Deep learning model for predicting environmental variables on river systems
Creative Commons Zero v1.0 Universal
21 stars 14 forks source link

Update container docs and/or container #209

Open SimonTopp opened 1 year ago

SimonTopp commented 1 year ago

@jds485 pointed out to me today that the container docs/container for this repository are out of date. We set up the container awhile back and no one really switched to using it from their conda environments. I think partially because folks had different environment set-ups based on if they wanted TF or PyTorch, and also because the Snakemake workflow for training models in parallel on TG is set up around conda environments rather than singularity. Best practice would probably to have an up-to-date container (or maybe even two, one for TF and one for PyTorch?), but if we're going to update/maintain them just to let them fall to the wayside like the first one did I'm not sure it's worth the effort. Thoughts on this? @jesse-ross I'm sure you have a hot take 😉!

jesse-ross commented 1 year ago

If conda environments are working for folks, then that is probably OK for working purposes. However, it doesn't address system dependencies. I could envision different versions of something like BLAS potentially causing issues, or different versions of nvidia toolkits?

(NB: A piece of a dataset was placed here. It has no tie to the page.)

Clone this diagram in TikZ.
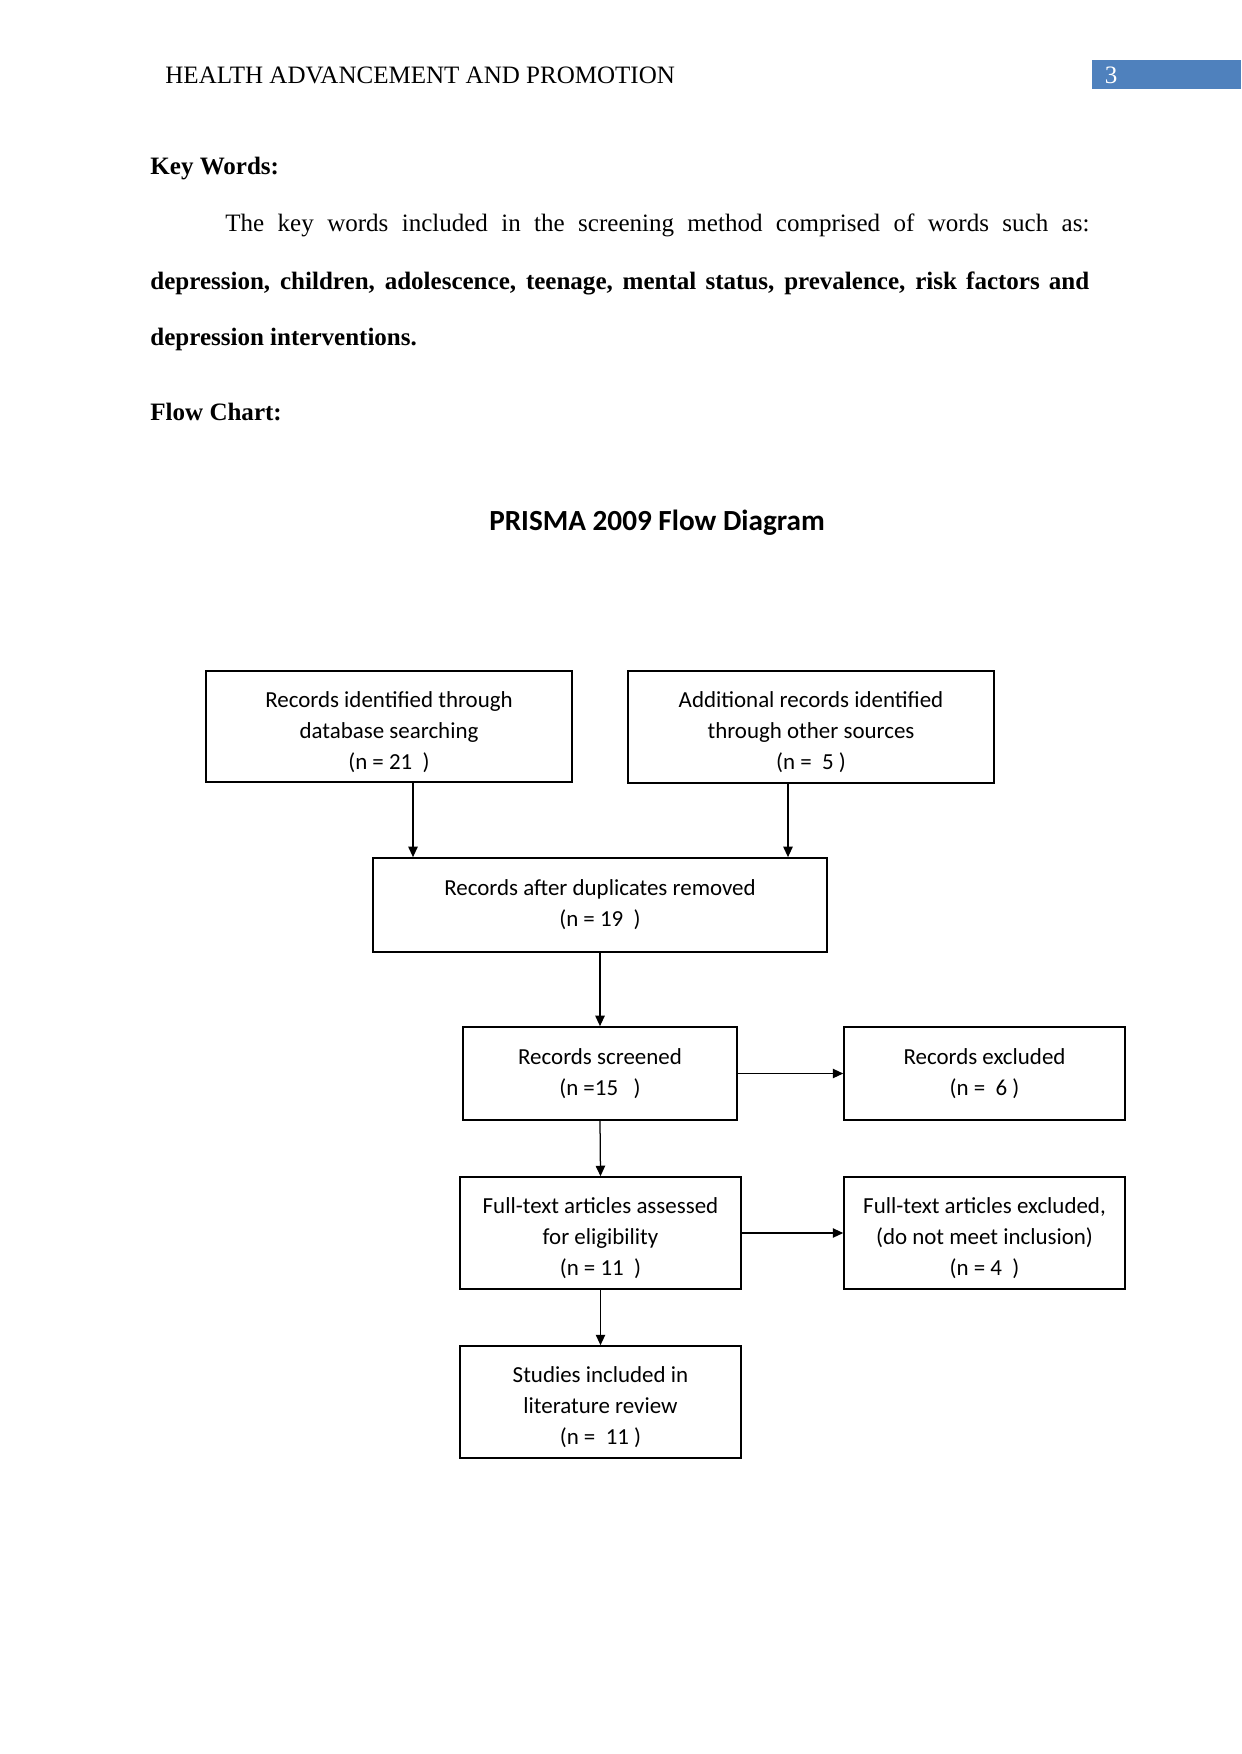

I don't really know enough about the current snakemake process to say much more than that. It seems like it would likely be possible to have a dirt-simple container which just had system-level libraries installed, and no python packages, and then let folks do whatever they want in conda on top of that. That might be a way to boost reproducibility without locking people in to specific python packages/versions in the way that the current Dockerfile does.

I'd be happy to talk about this more if you want to show me the current workflow - I'd guess it might be easiest to do that on a call.